Beneath this instruction is a block of data; output from it exactly the lines that run from the one containing "Rebuild this chart" through the one containing "const yMinorTicks = [32.5, 37.5, 42.5, 47.5, 52.5];", inclusive.

===== Dataset rows =====

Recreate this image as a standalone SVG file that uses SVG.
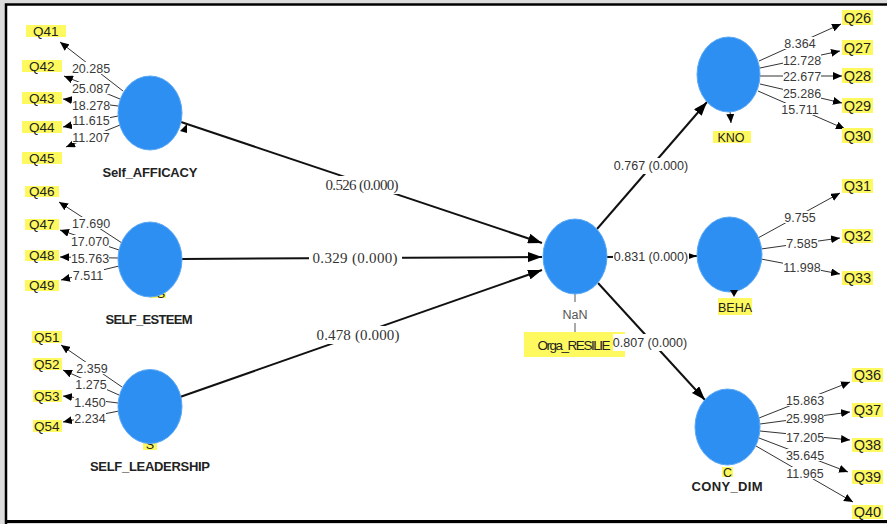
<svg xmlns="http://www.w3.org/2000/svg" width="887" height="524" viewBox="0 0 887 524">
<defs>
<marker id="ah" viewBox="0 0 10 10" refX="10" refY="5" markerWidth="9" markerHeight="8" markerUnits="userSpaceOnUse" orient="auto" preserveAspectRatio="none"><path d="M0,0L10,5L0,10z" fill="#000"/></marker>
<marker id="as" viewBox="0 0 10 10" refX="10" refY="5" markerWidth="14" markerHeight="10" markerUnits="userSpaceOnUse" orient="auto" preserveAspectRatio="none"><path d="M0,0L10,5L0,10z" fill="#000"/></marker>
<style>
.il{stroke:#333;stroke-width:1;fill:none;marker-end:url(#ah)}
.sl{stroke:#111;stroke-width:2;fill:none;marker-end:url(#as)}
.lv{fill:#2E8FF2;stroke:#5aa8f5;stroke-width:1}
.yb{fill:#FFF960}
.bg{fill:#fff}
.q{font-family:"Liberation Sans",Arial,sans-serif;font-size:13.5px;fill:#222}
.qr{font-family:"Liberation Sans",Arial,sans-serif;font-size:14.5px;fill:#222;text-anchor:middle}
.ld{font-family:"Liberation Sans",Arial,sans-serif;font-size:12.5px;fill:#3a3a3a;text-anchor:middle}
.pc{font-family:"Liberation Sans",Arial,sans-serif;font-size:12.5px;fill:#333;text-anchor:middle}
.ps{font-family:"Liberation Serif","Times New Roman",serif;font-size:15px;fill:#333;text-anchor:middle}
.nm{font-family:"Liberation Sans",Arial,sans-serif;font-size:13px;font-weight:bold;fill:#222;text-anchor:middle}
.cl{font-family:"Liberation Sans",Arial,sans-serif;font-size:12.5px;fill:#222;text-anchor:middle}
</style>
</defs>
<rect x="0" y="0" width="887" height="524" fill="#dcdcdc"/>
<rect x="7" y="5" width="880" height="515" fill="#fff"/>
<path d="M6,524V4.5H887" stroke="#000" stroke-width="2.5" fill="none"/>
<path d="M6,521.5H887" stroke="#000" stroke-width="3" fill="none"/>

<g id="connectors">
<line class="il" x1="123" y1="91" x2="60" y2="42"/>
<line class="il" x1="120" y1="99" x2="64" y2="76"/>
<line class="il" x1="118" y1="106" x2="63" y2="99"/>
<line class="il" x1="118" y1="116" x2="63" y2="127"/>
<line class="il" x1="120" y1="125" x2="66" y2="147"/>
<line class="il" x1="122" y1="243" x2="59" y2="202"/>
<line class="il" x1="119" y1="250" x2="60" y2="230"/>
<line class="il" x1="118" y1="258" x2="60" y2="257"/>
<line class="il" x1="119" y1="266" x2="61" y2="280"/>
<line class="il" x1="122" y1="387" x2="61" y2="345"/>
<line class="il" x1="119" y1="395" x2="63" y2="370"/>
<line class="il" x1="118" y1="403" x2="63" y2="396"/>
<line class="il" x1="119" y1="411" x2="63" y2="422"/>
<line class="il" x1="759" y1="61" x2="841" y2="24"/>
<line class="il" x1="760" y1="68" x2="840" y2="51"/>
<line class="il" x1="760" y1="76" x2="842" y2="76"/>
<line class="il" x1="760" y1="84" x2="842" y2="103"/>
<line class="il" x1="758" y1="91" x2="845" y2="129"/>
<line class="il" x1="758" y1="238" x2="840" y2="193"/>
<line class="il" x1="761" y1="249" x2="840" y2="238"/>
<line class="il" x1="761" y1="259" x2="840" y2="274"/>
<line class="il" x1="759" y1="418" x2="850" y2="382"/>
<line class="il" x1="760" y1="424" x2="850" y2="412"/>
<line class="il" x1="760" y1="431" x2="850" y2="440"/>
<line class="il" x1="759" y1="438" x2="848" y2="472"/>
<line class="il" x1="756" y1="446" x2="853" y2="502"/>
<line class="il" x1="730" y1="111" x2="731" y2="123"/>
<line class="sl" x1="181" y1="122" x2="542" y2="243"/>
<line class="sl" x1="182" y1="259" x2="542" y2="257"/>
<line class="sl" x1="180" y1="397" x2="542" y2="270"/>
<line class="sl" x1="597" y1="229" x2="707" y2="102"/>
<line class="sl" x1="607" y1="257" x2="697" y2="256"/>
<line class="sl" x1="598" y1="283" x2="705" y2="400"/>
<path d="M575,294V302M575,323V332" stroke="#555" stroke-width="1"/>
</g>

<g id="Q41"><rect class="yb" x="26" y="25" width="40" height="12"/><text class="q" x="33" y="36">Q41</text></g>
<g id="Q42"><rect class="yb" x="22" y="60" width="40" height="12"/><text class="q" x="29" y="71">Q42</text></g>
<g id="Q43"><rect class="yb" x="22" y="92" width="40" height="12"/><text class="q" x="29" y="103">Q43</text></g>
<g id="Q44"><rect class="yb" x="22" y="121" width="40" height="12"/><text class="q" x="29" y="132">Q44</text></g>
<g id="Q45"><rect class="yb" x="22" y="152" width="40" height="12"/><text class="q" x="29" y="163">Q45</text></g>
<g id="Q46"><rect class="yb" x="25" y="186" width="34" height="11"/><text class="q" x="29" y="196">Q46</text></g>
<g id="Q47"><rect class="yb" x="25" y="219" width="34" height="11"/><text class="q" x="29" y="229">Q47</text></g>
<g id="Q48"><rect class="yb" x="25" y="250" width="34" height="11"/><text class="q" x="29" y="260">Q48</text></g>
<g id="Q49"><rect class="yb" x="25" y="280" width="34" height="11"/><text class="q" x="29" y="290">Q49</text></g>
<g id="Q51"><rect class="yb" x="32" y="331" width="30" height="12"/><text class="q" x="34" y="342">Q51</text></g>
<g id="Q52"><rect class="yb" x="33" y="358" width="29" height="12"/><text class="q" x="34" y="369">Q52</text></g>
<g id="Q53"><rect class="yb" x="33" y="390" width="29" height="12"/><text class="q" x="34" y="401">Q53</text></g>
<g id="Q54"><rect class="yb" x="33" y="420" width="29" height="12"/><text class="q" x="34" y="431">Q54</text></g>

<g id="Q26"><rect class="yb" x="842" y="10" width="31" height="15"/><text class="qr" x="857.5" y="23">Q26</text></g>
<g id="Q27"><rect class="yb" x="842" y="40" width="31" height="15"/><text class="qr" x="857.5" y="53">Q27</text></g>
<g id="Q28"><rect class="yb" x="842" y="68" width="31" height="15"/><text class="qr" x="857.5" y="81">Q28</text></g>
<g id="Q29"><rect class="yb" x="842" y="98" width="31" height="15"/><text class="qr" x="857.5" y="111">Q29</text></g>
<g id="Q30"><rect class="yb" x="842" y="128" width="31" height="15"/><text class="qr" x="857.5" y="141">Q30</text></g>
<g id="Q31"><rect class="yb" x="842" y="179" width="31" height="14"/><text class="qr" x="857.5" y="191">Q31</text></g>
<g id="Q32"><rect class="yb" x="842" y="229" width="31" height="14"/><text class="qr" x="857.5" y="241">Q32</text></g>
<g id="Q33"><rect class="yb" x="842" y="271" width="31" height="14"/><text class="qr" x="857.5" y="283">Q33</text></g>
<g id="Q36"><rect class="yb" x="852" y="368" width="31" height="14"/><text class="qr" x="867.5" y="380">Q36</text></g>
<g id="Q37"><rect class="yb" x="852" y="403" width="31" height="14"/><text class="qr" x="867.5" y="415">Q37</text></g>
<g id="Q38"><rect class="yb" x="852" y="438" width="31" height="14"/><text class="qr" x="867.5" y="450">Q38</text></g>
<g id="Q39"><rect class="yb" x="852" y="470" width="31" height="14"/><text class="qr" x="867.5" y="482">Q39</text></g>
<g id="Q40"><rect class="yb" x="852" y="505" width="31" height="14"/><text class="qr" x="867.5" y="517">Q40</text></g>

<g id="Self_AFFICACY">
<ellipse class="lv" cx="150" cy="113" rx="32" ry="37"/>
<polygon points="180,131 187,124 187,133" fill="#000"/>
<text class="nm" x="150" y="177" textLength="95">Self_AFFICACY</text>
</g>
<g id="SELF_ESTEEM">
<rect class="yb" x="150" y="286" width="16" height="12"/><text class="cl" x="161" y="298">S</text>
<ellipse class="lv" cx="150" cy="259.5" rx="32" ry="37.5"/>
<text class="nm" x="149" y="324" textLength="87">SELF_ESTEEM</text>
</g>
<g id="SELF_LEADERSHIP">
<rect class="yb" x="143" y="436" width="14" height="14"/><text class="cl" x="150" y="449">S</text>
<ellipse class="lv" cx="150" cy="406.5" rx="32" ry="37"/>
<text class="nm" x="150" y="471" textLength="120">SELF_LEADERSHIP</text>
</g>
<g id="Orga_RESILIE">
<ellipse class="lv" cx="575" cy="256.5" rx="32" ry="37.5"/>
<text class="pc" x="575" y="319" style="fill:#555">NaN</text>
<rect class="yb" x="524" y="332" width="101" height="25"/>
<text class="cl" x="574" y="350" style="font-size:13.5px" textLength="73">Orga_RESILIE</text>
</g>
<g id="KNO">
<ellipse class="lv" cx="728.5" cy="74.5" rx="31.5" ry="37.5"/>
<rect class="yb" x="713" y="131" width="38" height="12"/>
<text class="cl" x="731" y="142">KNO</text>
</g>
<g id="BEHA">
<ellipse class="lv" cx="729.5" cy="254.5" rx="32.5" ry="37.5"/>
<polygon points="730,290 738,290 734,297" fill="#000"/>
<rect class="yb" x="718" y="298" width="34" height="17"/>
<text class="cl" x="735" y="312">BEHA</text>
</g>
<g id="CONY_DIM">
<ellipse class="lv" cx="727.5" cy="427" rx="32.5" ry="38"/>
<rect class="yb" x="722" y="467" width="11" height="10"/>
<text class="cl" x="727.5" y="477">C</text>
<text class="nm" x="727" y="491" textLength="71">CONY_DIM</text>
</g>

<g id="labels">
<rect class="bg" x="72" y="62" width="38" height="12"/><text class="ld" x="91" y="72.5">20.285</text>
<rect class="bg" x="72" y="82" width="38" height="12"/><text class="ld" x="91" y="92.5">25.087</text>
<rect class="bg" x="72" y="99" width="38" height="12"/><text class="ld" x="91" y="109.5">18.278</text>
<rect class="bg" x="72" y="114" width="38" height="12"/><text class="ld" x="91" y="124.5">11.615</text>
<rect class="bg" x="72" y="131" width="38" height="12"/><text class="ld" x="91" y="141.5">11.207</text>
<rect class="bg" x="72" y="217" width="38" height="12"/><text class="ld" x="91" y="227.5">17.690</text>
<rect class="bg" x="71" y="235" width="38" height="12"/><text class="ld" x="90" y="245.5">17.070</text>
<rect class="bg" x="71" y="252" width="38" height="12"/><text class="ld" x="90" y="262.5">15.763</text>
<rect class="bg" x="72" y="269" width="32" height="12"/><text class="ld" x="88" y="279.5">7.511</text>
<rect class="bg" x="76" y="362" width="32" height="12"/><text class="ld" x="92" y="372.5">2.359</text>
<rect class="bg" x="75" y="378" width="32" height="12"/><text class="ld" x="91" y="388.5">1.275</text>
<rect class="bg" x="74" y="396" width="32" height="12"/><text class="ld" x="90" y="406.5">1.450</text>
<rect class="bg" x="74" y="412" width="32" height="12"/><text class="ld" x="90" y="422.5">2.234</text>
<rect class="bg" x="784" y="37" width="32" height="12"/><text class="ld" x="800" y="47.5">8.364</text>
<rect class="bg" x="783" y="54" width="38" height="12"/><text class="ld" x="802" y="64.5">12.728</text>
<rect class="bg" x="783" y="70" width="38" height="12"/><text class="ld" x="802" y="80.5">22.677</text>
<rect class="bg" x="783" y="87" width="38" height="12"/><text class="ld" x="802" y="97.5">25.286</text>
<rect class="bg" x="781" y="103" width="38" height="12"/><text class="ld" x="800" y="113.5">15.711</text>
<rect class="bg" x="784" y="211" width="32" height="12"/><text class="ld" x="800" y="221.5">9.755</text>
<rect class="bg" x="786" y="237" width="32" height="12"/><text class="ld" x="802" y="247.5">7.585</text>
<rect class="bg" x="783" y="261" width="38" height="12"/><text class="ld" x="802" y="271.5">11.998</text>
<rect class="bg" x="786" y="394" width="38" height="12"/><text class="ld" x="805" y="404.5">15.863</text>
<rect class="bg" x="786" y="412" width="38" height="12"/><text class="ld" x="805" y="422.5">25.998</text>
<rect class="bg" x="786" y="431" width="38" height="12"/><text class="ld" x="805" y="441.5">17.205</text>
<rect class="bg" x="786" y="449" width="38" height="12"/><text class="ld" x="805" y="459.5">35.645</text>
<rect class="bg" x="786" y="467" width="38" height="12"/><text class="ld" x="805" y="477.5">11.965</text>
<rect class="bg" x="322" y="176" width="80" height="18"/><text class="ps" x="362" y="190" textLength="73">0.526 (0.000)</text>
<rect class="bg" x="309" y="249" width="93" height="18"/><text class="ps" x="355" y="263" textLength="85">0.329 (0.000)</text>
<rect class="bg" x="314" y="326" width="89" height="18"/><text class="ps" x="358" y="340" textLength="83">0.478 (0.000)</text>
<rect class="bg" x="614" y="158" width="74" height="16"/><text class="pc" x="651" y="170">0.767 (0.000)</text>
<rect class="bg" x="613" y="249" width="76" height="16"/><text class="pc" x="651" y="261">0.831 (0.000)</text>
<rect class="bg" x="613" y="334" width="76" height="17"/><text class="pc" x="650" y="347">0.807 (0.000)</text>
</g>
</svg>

=====
===== Dataset rows =====

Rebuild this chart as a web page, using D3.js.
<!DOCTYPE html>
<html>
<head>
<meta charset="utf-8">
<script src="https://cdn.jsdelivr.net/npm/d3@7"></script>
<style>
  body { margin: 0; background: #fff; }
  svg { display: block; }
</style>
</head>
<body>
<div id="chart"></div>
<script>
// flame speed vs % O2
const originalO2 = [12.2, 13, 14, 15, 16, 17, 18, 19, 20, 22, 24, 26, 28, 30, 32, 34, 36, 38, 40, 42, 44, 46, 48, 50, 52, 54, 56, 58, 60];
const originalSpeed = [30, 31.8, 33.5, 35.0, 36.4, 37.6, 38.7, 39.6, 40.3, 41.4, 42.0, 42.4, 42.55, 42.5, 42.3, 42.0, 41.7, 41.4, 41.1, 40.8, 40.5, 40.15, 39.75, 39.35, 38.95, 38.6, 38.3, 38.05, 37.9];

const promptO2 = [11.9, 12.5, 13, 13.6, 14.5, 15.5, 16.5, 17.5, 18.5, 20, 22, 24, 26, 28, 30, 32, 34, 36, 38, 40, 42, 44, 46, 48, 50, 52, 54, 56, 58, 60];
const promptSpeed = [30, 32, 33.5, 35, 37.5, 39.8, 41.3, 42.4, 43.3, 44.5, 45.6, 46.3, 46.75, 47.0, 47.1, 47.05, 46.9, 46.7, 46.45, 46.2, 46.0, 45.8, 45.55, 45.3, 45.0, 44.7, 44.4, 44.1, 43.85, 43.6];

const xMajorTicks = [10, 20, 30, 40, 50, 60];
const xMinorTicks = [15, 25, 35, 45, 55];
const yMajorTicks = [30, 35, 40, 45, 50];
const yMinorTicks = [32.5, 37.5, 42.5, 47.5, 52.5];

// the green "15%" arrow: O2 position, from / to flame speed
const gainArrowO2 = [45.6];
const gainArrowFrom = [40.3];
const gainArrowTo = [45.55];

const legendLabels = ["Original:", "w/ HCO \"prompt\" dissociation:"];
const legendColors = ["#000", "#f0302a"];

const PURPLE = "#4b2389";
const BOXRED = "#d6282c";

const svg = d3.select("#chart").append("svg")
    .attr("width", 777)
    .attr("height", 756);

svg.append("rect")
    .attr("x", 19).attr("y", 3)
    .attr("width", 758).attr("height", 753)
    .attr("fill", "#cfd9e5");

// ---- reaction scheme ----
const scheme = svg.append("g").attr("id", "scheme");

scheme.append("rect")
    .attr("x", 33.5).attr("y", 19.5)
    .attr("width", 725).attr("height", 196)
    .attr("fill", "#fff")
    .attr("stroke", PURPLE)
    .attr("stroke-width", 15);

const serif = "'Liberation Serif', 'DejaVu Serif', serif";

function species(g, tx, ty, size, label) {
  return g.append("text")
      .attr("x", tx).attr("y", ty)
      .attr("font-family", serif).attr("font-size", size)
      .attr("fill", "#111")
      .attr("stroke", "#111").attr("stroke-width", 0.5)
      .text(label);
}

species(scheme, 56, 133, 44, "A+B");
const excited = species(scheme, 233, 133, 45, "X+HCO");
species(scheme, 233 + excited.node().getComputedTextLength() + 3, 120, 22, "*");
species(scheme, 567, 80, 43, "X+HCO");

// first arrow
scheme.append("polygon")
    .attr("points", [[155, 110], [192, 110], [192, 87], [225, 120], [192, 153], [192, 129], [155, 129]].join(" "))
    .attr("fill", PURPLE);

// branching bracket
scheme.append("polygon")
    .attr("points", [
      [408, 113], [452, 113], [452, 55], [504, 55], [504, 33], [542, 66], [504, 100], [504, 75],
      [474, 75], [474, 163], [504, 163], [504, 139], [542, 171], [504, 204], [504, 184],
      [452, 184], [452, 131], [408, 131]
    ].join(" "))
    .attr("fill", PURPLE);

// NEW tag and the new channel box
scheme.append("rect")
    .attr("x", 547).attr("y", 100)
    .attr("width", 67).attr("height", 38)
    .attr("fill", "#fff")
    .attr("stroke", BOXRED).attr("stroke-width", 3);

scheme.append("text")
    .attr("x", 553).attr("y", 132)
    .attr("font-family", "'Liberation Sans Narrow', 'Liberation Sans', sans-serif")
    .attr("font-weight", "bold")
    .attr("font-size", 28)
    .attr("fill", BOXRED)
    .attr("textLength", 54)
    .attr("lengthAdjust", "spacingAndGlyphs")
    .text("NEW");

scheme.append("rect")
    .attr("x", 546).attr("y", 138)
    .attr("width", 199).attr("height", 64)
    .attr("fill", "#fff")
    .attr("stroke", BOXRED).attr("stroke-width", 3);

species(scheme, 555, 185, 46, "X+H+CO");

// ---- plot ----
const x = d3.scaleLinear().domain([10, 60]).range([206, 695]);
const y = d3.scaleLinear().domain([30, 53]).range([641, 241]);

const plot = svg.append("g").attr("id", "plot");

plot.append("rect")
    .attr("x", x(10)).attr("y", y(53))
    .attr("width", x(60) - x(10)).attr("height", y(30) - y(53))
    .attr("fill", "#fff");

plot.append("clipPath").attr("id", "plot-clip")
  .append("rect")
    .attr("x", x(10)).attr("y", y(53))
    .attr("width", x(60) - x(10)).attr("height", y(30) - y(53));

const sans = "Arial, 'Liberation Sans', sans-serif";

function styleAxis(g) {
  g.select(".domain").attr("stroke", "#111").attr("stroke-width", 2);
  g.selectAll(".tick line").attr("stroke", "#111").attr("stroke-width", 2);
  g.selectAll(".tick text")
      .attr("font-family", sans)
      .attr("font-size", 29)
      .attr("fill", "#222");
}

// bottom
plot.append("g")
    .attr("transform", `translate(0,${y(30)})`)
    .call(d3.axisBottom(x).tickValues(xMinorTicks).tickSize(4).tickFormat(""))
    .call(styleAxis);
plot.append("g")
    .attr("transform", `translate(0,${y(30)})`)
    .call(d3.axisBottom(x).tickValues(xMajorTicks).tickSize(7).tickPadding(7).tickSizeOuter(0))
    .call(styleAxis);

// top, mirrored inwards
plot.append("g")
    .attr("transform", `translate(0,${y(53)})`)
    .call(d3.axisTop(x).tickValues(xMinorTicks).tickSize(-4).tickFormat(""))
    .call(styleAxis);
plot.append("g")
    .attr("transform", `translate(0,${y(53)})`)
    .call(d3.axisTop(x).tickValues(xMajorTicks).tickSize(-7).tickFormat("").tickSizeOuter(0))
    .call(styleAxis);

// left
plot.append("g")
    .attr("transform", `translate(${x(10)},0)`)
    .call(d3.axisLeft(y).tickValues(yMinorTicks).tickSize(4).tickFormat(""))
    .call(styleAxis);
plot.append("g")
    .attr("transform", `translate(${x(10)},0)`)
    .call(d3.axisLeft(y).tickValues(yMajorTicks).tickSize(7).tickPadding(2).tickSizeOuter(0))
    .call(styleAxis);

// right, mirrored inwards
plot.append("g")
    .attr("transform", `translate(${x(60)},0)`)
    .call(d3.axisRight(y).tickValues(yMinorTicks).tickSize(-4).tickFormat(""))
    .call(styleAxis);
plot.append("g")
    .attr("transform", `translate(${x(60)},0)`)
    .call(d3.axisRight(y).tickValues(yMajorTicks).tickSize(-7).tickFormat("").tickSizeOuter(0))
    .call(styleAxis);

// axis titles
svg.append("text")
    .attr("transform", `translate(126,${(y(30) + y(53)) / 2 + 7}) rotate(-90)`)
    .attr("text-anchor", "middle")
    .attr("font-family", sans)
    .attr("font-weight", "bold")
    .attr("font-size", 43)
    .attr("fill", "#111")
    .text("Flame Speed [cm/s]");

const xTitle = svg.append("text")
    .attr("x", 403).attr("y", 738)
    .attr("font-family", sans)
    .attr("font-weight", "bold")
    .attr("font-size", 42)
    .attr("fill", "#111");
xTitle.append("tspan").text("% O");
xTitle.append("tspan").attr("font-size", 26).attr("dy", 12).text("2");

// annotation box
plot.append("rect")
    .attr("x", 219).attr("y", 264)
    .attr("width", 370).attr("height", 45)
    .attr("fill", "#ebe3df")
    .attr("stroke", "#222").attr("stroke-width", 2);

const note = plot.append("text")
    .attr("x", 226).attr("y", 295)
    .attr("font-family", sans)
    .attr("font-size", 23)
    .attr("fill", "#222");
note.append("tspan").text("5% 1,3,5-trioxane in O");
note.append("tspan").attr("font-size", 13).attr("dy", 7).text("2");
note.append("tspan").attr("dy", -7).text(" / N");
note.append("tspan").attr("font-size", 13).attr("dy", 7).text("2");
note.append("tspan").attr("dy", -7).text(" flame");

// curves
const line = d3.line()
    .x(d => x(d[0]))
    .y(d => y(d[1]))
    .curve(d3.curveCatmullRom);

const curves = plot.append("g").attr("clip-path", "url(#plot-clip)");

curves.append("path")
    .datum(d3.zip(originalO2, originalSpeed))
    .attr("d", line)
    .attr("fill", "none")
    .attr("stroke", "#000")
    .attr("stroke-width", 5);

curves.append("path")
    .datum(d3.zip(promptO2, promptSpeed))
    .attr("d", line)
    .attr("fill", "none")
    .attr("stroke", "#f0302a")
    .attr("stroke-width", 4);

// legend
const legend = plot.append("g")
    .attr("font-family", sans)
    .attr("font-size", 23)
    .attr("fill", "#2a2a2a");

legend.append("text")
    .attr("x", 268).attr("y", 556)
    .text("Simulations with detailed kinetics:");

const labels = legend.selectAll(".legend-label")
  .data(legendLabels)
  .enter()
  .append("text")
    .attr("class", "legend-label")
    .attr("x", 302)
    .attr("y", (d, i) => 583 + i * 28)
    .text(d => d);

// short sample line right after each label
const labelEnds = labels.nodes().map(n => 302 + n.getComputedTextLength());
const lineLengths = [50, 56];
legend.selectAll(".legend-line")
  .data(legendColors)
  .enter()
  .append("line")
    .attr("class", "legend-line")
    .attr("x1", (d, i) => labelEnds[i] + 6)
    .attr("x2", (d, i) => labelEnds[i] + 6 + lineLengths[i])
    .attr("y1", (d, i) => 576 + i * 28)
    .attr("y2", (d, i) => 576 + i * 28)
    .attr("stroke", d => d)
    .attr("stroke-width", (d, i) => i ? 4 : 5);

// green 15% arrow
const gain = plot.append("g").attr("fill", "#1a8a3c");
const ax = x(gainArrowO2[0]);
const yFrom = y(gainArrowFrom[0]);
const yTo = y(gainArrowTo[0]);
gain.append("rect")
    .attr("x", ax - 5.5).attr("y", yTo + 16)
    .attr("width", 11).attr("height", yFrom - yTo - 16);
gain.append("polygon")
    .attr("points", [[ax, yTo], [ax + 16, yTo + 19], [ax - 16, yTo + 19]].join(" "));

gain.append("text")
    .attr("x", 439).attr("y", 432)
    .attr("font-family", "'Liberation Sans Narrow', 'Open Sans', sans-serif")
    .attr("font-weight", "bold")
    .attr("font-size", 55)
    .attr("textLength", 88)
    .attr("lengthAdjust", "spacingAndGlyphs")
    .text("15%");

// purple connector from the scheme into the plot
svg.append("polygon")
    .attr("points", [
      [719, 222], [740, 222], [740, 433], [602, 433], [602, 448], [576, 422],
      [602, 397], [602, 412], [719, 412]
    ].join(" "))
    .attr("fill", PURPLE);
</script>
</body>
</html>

=====

Answer for the task:
Rebuild this chart as a web page, using D3.js.
<!DOCTYPE html>
<html>
<head>
<meta charset="utf-8">
<script src="https://cdn.jsdelivr.net/npm/d3@7"></script>
<style>
  body { margin: 0; background: #fff; }
  svg { display: block; }
</style>
</head>
<body>
<div id="chart"></div>
<script>
// flame speed vs % O2
const originalO2 = [12.2, 13, 14, 15, 16, 17, 18, 19, 20, 22, 24, 26, 28, 30, 32, 34, 36, 38, 40, 42, 44, 46, 48, 50, 52, 54, 56, 58, 60];
const originalSpeed = [30, 31.8, 33.5, 35.0, 36.4, 37.6, 38.7, 39.6, 40.3, 41.4, 42.0, 42.4, 42.55, 42.5, 42.3, 42.0, 41.7, 41.4, 41.1, 40.8, 40.5, 40.15, 39.75, 39.35, 38.95, 38.6, 38.3, 38.05, 37.9];

const promptO2 = [11.9, 12.5, 13, 13.6, 14.5, 15.5, 16.5, 17.5, 18.5, 20, 22, 24, 26, 28, 30, 32, 34, 36, 38, 40, 42, 44, 46, 48, 50, 52, 54, 56, 58, 60];
const promptSpeed = [30, 32, 33.5, 35, 37.5, 39.8, 41.3, 42.4, 43.3, 44.5, 45.6, 46.3, 46.75, 47.0, 47.1, 47.05, 46.9, 46.7, 46.45, 46.2, 46.0, 45.8, 45.55, 45.3, 45.0, 44.7, 44.4, 44.1, 43.85, 43.6];

const xMajorTicks = [10, 20, 30, 40, 50, 60];
const xMinorTicks = [15, 25, 35, 45, 55];
const yMajorTicks = [30, 35, 40, 45, 50];
const yMinorTicks = [32.5, 37.5, 42.5, 47.5, 52.5];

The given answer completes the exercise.